While highway 101 runs all the way down to San Diego, what sets the Oregon segment apart is the fact that (unlike the other states) the entire shoreline is state-owned, meaning that the public can park and set off to explore where they like.

If you are in the area, keep in mind that there are many epic drives to be had in the Pacific Northwest, all offering something different and stunning.

Oregon Coast Highway near Cannon Beach Oregon, USA

Going-to-the-Sun Road, Montana

Here’s a road tip that you can easily do in a day, although adding on to it in both directions would definitely be worth it.

Spanning only about 50 miles, Going-to-the-Sun winds drivers past Glacier National Park and through America’s Continental Divide.

Keep in mind this is not a year-round drive, and the winter weather makes this impassable and therefore closed.

It’s important to check all the official information if you are interested in making this trip, as the conditions can be unpredictable at times.

A view from Going to the Sun Road at Glacier National Park

U.S. Route 50, Nevada

There’s a reason Life magazine named this stretch of road “the lowest road in America”, and anyone who travels it can see why.

While the actual Route 50 runs California to Maryland and is a major highway connecting the country, it’s the Nevada stretch where drivers find themselves surrounded by nothing but open sky, mountains, and never-ending sand.

This path might feel lonely, but travelers here are following the well-trodden path of those who relied on this route before them.
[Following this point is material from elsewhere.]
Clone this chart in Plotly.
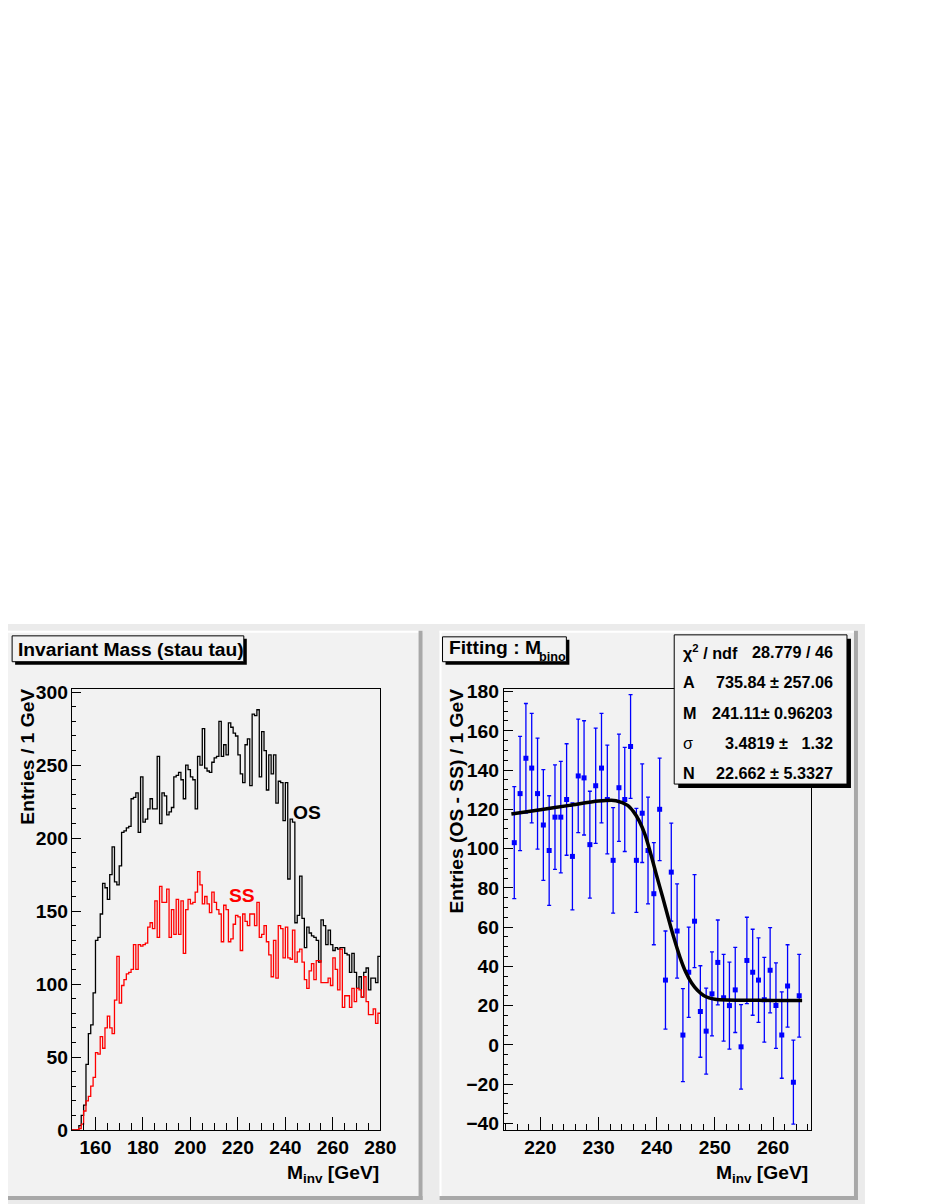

American Indians, Gold Miners, and the Pony Express all helped to leave their mark here, and while driving, look out for the many signs with historical information.

Highway 50 in Nevada, The loneliest road in America, USA

Great River Road, Minnesota to Mississippi

As one of America’s longest and most important scenic byways, the Great River Road will lead the driver along the Mississippi River, through 10 states, and across nearly 3,000 miles.

This road trip can be a long one if you are stopping and enjoying the famed places along the way. Many make the trip somewhere between 4 – 10 days.

This route is well marked with many signs easily identifying the way. Just look for the white sign with the green pilot’s wheel.

Some highlights include the Mississippi River Gorge in Minneapolis and The Buffalo Bill Museum in Iowa, although there are almost too many great places to see to list.